The car was full! His man was inside, but the doors overflowed with bodies. The KGB officer raced to the rear door and fought his way in a moment before it shut. He realized with a chill that he might have been too obvious, but there was nothing he could do about that. As the train began moving, he worked his way forward. The people seated and standing noticed this untoward movement. As he watched, a hand adjusted a hat. Three or four newspapers rattled—any of these signals could be a warning to the courier.

One of them was. Ed Foley was looking away after adjusting his glasses with a right hand that wore one glove and held another. The courier turned back forward and went over his escape procedures. Foley went over his own. The courier would dispose of the film, first exposing it by pulling it out of the metal cylinder, then dumping it in the nearest trash receptacle. That had happened twice before that he knew of, and in both cases the cutout had gotten away cleanly. They’re trained how, Foley told himself.

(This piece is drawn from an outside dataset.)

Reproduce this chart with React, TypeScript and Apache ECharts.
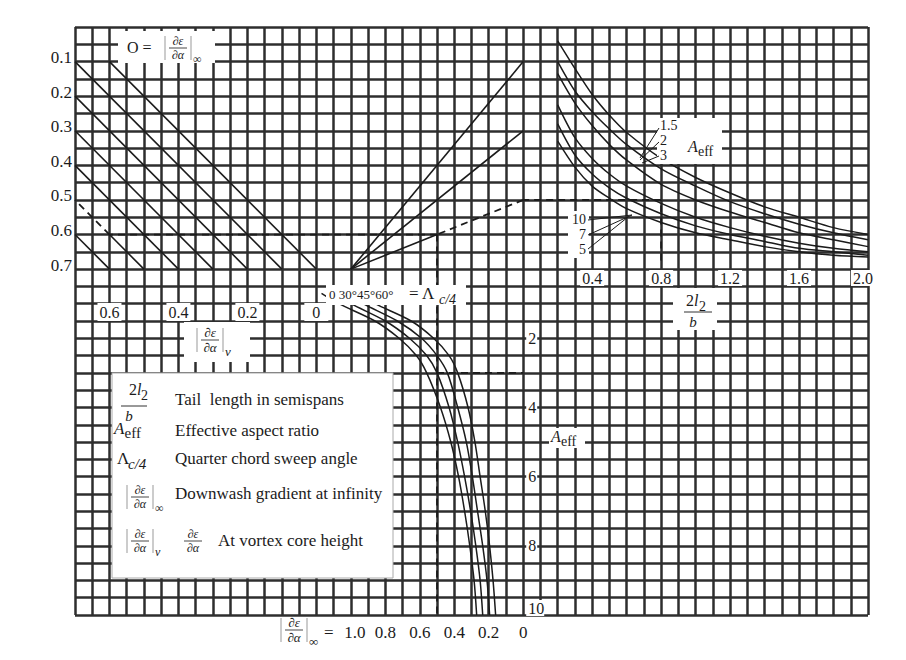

They know how. CARDINAL would be warned, and another film would be made, and . . . but this had never happened on Foley’s watch, and it took all of his discipline to keep his face impassive. The courier didn’t move at all. He got off at the next stop anyway. He’d done nothing unusual, nothing that didn’t appear normal. He would say that he’d found this funny little thing with the—was it film, Comrade?—stuff pulled out on the floor of the train, and thought it merely trash to be disposed of. In his pocket, the man was trying to pull the film out of the cassette. Whoever took it always left a few millimeters out so that you could yank all of it—or so they’d told him. But the cassette was slippery and he couldn’t quite get a grip on the exposed end. The train stopped again and the courier moved out. He didn’t know who was trailing him. He knew nothing other than that he’d gotten his wave-off signal, and that signal also told him to destroy what he had in the prescribed way—but he’d never had to do it before. He tried not to look around, and moved out of the station as quickly as anyone else in the crowd. For his part, Foley didn’t even look out of the train’s windows.. It was nearly inhuman but he managed it, fearing above all that he might endanger his cutout.

The courier stood alone on a moving step of the escalator. Just a few more seconds and he’d be on the street. He’d find an alley to expose the film, and a sewer to dump it in, along with the cigarette he’d just lit. One smooth motion of the hand, and even if he were picked up, there would be no evidence, and his story, drilled into his head and practiced there every day, was good enough to make the KGB wonder. His career as a spy was now over. He knew that, and was surprised at the wave of relief that enveloped him like a warm, comfortable bath.